Many domestic violence cases are treated with leniency. Oftentimes, the alleged abuser is jailed for a few hours and then released, which allows the cycle of abuse to continue. Sadly, in some cases, the victim is seriously hurt or even killed by the suspect. Massachusetts is hoping to change this situation by creating a bill that will call for harsher penalties, including delayed bail.
When a person is accused of domestic violence, it is typically not a one-time situation. There is typically a history of violence, as well as patterns and indicators that should be thoroughly reviewed before releasing the person from custody just hours after an arrest.
The bill was created after the son of Jerry Remy, a broadcaster for the Boston Red Sox, was arrested in August 2013 for stabbing his girlfriend to death. He had just been released from police custody after facing assault charges.
The bill will be introduced to the House soon. It will mandate training for court personnel on domestic violence issues. It will also require that the alleged abuser be held in custody for a minimum of six hours.
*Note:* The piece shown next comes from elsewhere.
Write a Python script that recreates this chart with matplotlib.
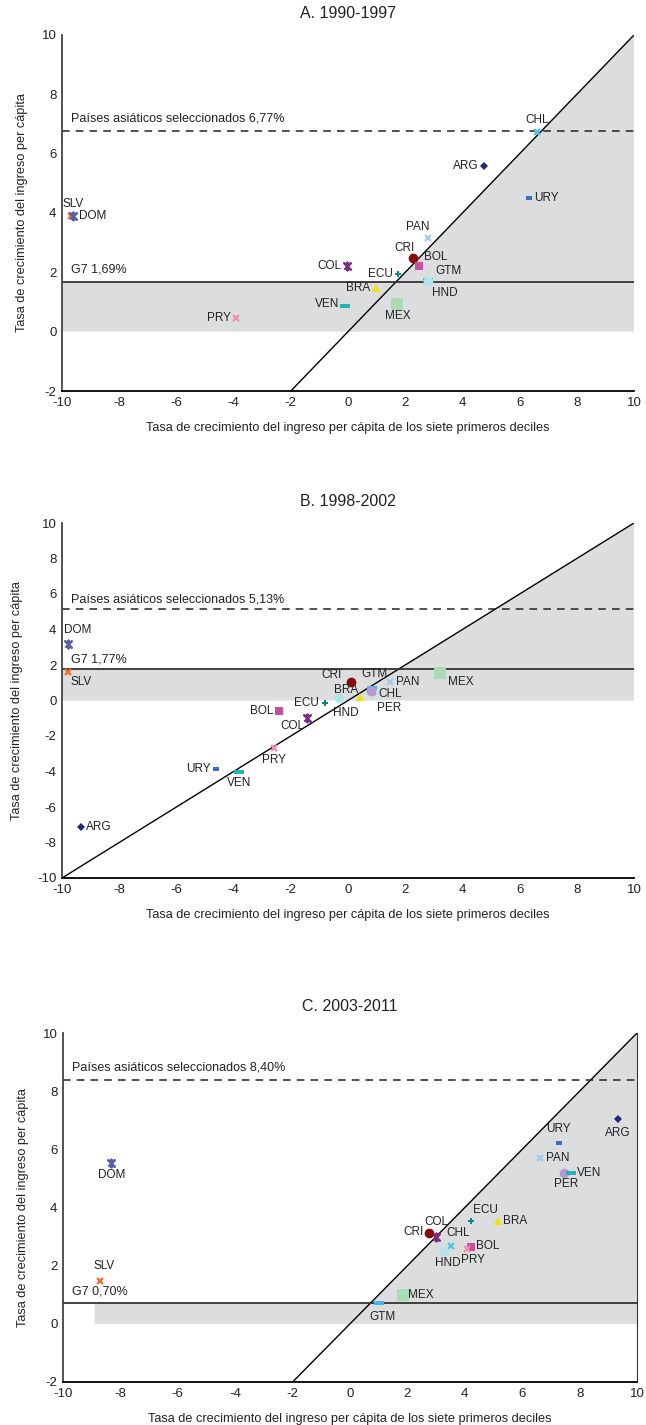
import matplotlib
matplotlib.use("Agg")
import matplotlib.pyplot as plt

plt.rcParams['font.family'] = ['Liberation Sans', 'DejaVu Sans']
plt.rcParams['axes.unicode_minus'] = False

# ---- data ----
# A. 1990-1997
a_country = ['SLV', 'DOM', 'CHL', 'ARG', 'URY', 'PAN', 'CRI', 'BOL', 'COL', 'ECU',
             'GTM', 'HND', 'BRA', 'VEN', 'MEX', 'PRY']
a_x = [-9.7, -9.6, 6.6, 4.75, 6.33, 2.8, 2.27, 2.47, -0.03, 1.75, 2.8, 2.8, 0.98, -0.1, 1.73, -3.9]
a_y = [3.9, 3.9, 6.73, 5.6, 4.5, 3.17, 2.48, 2.22, 2.22, 1.94, 1.75, 1.7, 1.46, 0.88, 0.92, 0.45]
a_g7, a_asia = 1.69, 6.77

# B. 1998-2002
b_country = ['DOM', 'SLV', 'CRI', 'GTM', 'PAN', 'MEX', 'BRA', 'CHL', 'PER', 'HND',
             'ECU', 'BOL', 'COL', 'PRY', 'URY', 'VEN', 'ARG']
b_x = [-9.8, -9.8, 0.1, 0.83, 1.47, 3.22, 0.42, 0.86, 0.82, -0.32, -0.82, -2.43, -1.44,
       -2.6, -4.6, -3.8, -9.35]
b_y = [3.17, 1.61, 1.03, 0.69, 1.05, 1.54, 0.22, 0.47, 0.55, 0.13, -0.13, -0.58, -0.96,
       -2.7, -3.86, -4.0, -7.15]
b_g7, b_asia = 1.77, 5.13

# C. 2003-2011
c_country = ['DOM', 'SLV', 'URY', 'ARG', 'PAN', 'PER', 'VEN', 'ECU', 'BRA', 'COL',
             'CRI', 'CHL', 'HND', 'BOL', 'PRY', 'MEX', 'GTM']
c_x = [-8.32, -8.7, 7.28, 9.34, 6.62, 7.44, 7.7, 4.2, 5.14, 3.0, 2.75, 3.51, 3.27, 4.2,
       4.09, 1.83, 1.0]
c_y = [5.52, 1.48, 6.22, 7.04, 5.71, 5.19, 5.17, 3.52, 3.52, 3.0, 3.11, 2.69, 2.49, 2.63,
       2.58, 0.98, 0.73]
c_g7, c_asia = 0.70, 8.40

# ---- styles ----
star = [(-1, -1), (1, 1), (0, 0), (-1, 1), (1, -1), (0, 0), (0, 1.2), (0, -1.2), (0, 0)]
dash = [(-1, -0.45), (1, -0.45), (1, 0.45), (-1, 0.45)]
STYLE = {
    'ARG': ('D', '#1f2a78', 4.5),
    'BOL': ('s', '#c4519c', 6),
    'BRA': ('^', '#f2e200', 6),
    'CHL': ('x', '#4cc6e4', 4.5),
    'COL': (star, '#7b2c83', 5.5),
    'CRI': ('o', '#8b0a0a', 7),
    'DOM': (star, '#5a5ea8', 5.5),
    'ECU': ('P', '#10868a', 5),
    'GTM': (dash, '#45b4ec', 7),
    'HND': ('o', '#b3e3ea', 7),
    'MEX': ('s', '#a9dbb4', 8),
    'PAN': ('x', '#9fcbf0', 4.5),
    'PER': ('o', '#b79ad3', 7),
    'PRY': ('x', '#f28cb1', 4.5),
    'SLV': ('x', '#f26d2b', 4.5),
    'URY': (dash, '#3d6ccf', 5),
    'VEN': (dash, '#22b3b3', 7),
}

# label placement: (dx, dy) in points, ha, va
P = {
    'l': (-4, 0, 'right', 'center'), 'r': (4, 0, 'left', 'center'),
    'a': (0, 4, 'center', 'bottom'), 'b': (0, -4, 'center', 'top'),
    'al': (1, 3, 'right', 'bottom'), 'ar': (3, 3, 'left', 'bottom'),
    'bl': (-1, -3, 'right', 'top'), 'br': (3, -3, 'left', 'top'),
}
a_pos = {'SLV': (2, 4, 'center', 'bottom'), 'DOM': 'r', 'CHL': 'a', 'ARG': 'l', 'URY': 'r',
         'PAN': 'al', 'CRI': 'al', 'BOL': (4, 2, 'left', 'bottom'), 'COL': 'l', 'ECU': 'l',
         'GTM': (5, 2, 'left', 'bottom'), 'HND': (3, -4, 'left', 'top'),
         'BRA': 'l', 'VEN': (-4, 1, 'right', 'center'), 'MEX': 'b', 'PRY': 'l'}
b_pos = {'DOM': (-3, 6, 'left', 'bottom'), 'SLV': (2, -3, 'left', 'top'),
         'CRI': (-7, 5, 'right', 'center'), 'GTM': (2, 6, 'center', 'bottom'), 'PAN': 'r',
         'MEX': (6, -2, 'left', 'top'), 'BRA': (-1, 5, 'right', 'center'),
         'CHL': (4, -1, 'left', 'center'), 'PER': (4, -8, 'left', 'top'),
         'HND': (5, -6, 'center', 'top'), 'ECU': 'l', 'BOL': 'l',
         'COL': (-2, -2, 'right', 'top'), 'PRY': 'b', 'URY': 'l', 'VEN': 'b', 'ARG': 'r'}
c_pos = {'DOM': 'b', 'SLV': (3, 6, 'center', 'bottom'), 'URY': (0, 6, 'center', 'bottom'),
         'ARG': (0, -6, 'center', 'top'), 'PAN': 'r', 'PER': (2, -4, 'center', 'top'),
         'VEN': 'r', 'ECU': (2, 4, 'left', 'bottom'), 'BRA': 'r', 'COL': (0, 6, 'center', 'bottom'),
         'CRI': (-4, 1, 'right', 'center'), 'CHL': (-3, 5, 'left', 'bottom'),
         'HND': (3, -4, 'center', 'top'), 'BOL': (4, 1, 'left', 'center'),
         'PRY': (4, -4, 'center', 'top'), 'MEX': 'r', 'GTM': (3, -6, 'center', 'top')}

XLAB = 'Tasa de crecimiento del ingreso per cápita de los siete primeros deciles'
YLAB = 'Tasa de crecimiento del ingreso per cápita'
SHADE = '#dcdddf'
TXT = '#222222'

fig = plt.figure(figsize=(6.46, 14.25), dpi=100)
W, H = 646, 1425


def make_ax(l, r, t, b):
    return fig.add_axes([l / W, 1 - b / H, (r - l) / W, (b - t) / H])


def pct(v):
    return ('%.2f' % v).replace('.', ',') + '%'


def panel(ax, title, countries, xs, ys, pos, g7, asia, ylim, band_x0,
          right_spine=False, title_pad=12):
    x0, x1 = -10, 10
    y0, y1 = ylim
    # shaded region: band 0..G7 plus zone under the 45-degree line
    ax.fill([band_x0, x1, x1, g7, band_x0], [0, 0, y1, g7, g7], color=SHADE, lw=0, zorder=0)
    d0 = max(x0, y0)
    ax.plot([d0, x1], [d0, x1], color='black', lw=1.0, zorder=1)
    ax.axhline(g7, color='#333333', lw=1.3, zorder=1)
    ax.axhline(asia, color='#222222', lw=1.1, ls=(0, (5, 4)), zorder=1)
    ax.text(-9.7, asia + 0.2, 'Países asiáticos seleccionados ' + pct(asia),
            fontsize=9, va='bottom', ha='left', color=TXT)
    ax.text(-9.7, g7 + 0.2, 'G7 ' + pct(g7), fontsize=9, va='bottom', ha='left', color=TXT)
    for c, x, y in zip(countries, xs, ys):
        m, col, s = STYLE[c]
        ax.plot([x], [y], marker=m, color=col, ms=s,
                mew=1.6 if (m == 'x' or m is star) else 0, ls='none', zorder=3)
        p = pos[c]
        dx, dy, ha, va = P[p] if isinstance(p, str) else p
        ax.annotate(c, (x, y), xytext=(dx, dy), textcoords='offset points',
                    ha=ha, va=va, fontsize=8.5, color=TXT, zorder=4)
    ax.set_xlim(x0, x1)
    ax.set_ylim(y0, y1)
    ax.set_xticks(range(-10, 11, 2))
    ax.set_yticks(range(y0, y1 + 1, 2))
    ax.tick_params(length=0, labelsize=9.5, colors=TXT, pad=4)
    for s in ('top', 'right'):
        ax.spines[s].set_visible(False)
    if right_spine:
        ax.spines['right'].set_visible(True)
        ax.spines['right'].set_color('#333333')
    ax.spines['left'].set_color('#444444')
    ax.spines['left'].set_linewidth(1.3)
    ax.spines['bottom'].set_color('black')
    ax.spines['bottom'].set_linewidth(1.3)
    ax.set_xlabel(XLAB, fontsize=9.2, color=TXT, labelpad=10)
    ax.set_ylabel(YLAB, fontsize=9.2, color=TXT, labelpad=10)
    ax.set_title(title, fontsize=11.5, color=TXT, pad=title_pad)


axA = make_ax(62, 634, 35, 391)
panel(axA, 'A. 1990-1997', a_country, a_x, a_y, a_pos, a_g7, a_asia, (-2, 10), -10)

axB = make_ax(62, 634, 523, 878)
panel(axB, 'B. 1998-2002', b_country, b_x, b_y, b_pos, b_g7, b_asia, (-10, 10), -10)

axC = make_ax(63, 637, 1033, 1382)
panel(axC, 'C. 2003-2011', c_country, c_x, c_y, c_pos, c_g7, c_asia, (-2, 10), -8.9,
      right_spine=True, title_pad=16)

fig.savefig('out.png', dpi=100)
If the person is granted bail, there must be a written statement outlining the possible risks involved with his or her release.
Judges would also have access to an alleged abuser's criminal history. There would also be new categories of crimes created with harsher penalties involved.
Because this bill will impose stricter penalties, it's important for those accused of domestic violence to have a solid defense. If the allegations are proven true, a person could face serious consequences. Even though someone has been charged with a crime doesn't mean that he or she is actually guilty. It is the prosecutor's responsibility to prove that the defendant's actions support a guilty verdict beyond a reasonable doubt.